From afar, each painting resembles its own united, alluring front that can seem almost knit together. But each presents so much information that you have to move in close for further contemplation and deciphering, trying to figure out how the paintings were made and which of their weird little details are accidental, which deliberate.

They can feel almost like exquisite texts to be read. But instead of words, you follow painterly events of different sizes; one color gives way to another; smooth passages blur adjacent colors and then break apart into patchy areas that resemble reptile skin or tiny islands that expose multiple layers of color. Sometimes the blue layer with which Richter usually starts a work is visible, or it may be scraped far down to reveal nearly bare canvas.

In the large, gorgeous painting in shades of purple and yellow on the wall opposite the entrance, there is a single flutter that can suggest an enlarged eyelash — a completely random brushstroke. But hold on; there’s a tiny line that can only have been made on purpose running across the lashes — a cord that turns them into the bristles of a tiny broom.

Some of these paintings repeat the opposition of planned and unplanned more aggressively. A midsize, mostly yellow square canvas is deliberately split vertically. The left side is itself divided, too, into wide, orderly brushstrokes that resemble floorboards; horizontal above, vertical below. In the painting’s right half, a skirmish of tiny reptilian patches dominates.

There is so much paint on some of these surfaces, it seems possible Richter resisted letting them go. Painting is hard to leave, but this idea, which he would probably find sentimental, evaporates when you learn that he decided they would be his last only after they were finished.

It makes perfect sense that Richter, who is known as something of a control freak, would prefer to decide for himself which will be his final paintings, leaving nothing to chance, nothing unfinished in his pristine studio. In a 2002 profile of the artist in The New York Times Magazine, critic Michael Kimmelman observed, “Only operating rooms are this immaculate.”

If you’re really looking at the paintings, the show’s first gallery will take some time to get through. But there is much more to see, maybe too much. The second gallery holds a suite of 23 drawings from 2022; they glower and churn, evoking those that Victor Hugo made in the mid-19th century.

In the third gallery, 53 pencil-only drawings from 2021 have a delicacy reminiscent of Jean-Auguste-Dominique Ingres and frequently seem to give glimpses of mountain ranges and forests.

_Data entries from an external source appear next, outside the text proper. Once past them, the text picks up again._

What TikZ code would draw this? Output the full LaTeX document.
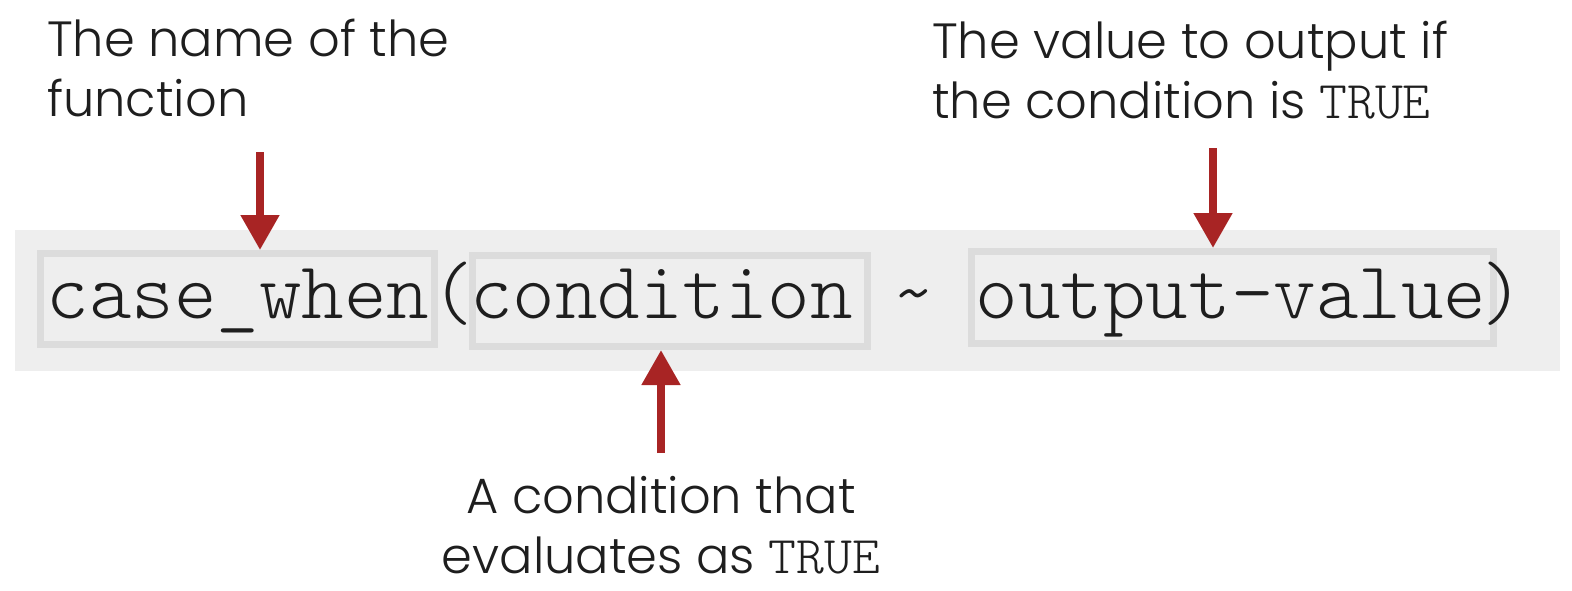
\documentclass[tikz,border=0pt]{standalone}
\usepackage{fontspec}
\setmainfont{Poppins}[UprightFont=* Light]
\setmonofont{lmmonolt10-regular.otf}
\usetikzlibrary{arrows.meta}
\definecolor{bandgray}{HTML}{EEEEEE}
\definecolor{boxgray}{HTML}{DCDCDC}
\definecolor{arrred}{HTML}{A82424}
\definecolor{ink}{HTML}{1E1E1E}
\newcommand{\tru}{{\ttfamily\fontsize{53}{61}\selectfont TRUE}}

\begin{document}
\begin{tikzpicture}[x=1pt,y=-1pt,
    lbl/.style={font=\fontsize{49.5}{60}\selectfont, text=ink, inner sep=0pt},
    code/.style={anchor=base, inner sep=0pt, text=ink, font=\ttfamily\fontsize{81}{90}\selectfont},
    codebox/.style={draw=boxgray, line width=7pt, fill=bandgray, inner sep=0pt},
    arr/.style={draw=arrred, line width=8pt, -{Triangle[width=37pt,length=35pt]}}]
  \useasboundingbox (0,0) rectangle (1572,590);
  \fill[bandgray] (15,230) rectangle (1560,371);
  \node[codebox, minimum width=394pt, minimum height=91pt] (fname) at (237.5,299) {};
  \node[codebox, minimum width=395pt, minimum height=91pt] (cond) at (670,301) {};
  \node[codebox, minimum width=522pt, minimum height=92pt] (outval) at (1232.5,297.5) {};
  \node[code] (fnametxt) at (238,318) {case\_when};
  \node[code] (lpar) at (453,318) {(};
  \node[code] (condtxt) at (661.5,318) {condition};
  \node[code] (tilde) at (914,318) {\textasciitilde};
  \node[code] (outvaltxt) at (1231,318) {output-value};
  \node[code] (rpar) at (1503,318) {)};
  \node[lbl, anchor=base west, align=left] (namelbl) at (47,116) {The name of the\\function};
  \node[lbl, anchor=base west, align=left] (vallbl) at (932,118) {The value to output if\\the condition is \tru};
  \node[lbl, anchor=base, align=center] (condlbl) at (661,573) {A condition that\\evaluates as \tru};
  \coordinate (t1) at (260,152);
  \coordinate (t2) at (661,453);
  \coordinate (t3) at (1213,148);
  \draw[arr] (t1) -- (t1 |- fname.north);
  \draw[arr] (t2) -- (t2 |- cond.south);
  \draw[arr] (t3) -- (t3 |- outval.north);
\end{tikzpicture}
\end{document}
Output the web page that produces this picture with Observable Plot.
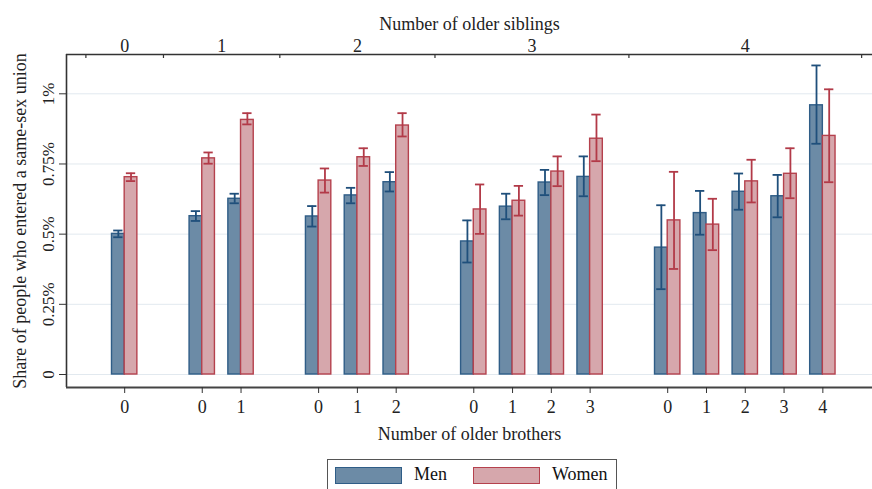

Both series are shot through with carefully ruled lines, an abstract architecture that keeps such suggestions at bay.

The latest example of Richter’s glass and steel sculpture — this one using three panes of clear glass nearly 10 feet tall — offers relief from the plethora of the drawings. Their main visual event is nothing but subtle, floating reflections, starting with your own but also challenging you to see more.

They belong to a minimalist tradition that includes the white paintings that Robert Rauschenberg first made in 1951, which were animated by viewers’ shadows, and Robert Irwin’s barely-there perception-sharpening installations of the 1970s, which could be made with as little as wire and duct tape.

On display in the show’s final gallery is “Mood” from 2022: a series of 31 works that began as drawings in colored ink. A reflection of Richter’s lifelong penchant for technical experimentation, they are in fact inkjet prints of the drawings — so accurate, their fakeness is impossible for most of us to discern. The artist could not, so he made them art, in an edition of eight. As with all the drawings here, these are installed in the order in which they were made. And so the most interesting aspect of the facsimiles is that they trace a development from rather innocuous clouds of billowy, blossomy color reminiscent of Helen Frankenthaler to something grittier, more fraught and much more engaging.

It may be Richter’s genius to prove that his materials always have more to say.



Gerhard Richter

Through April 22 at David Zwirner, 537 W. 20th St., Manhattan, New York, 212-727-2027, davidzwirner.com.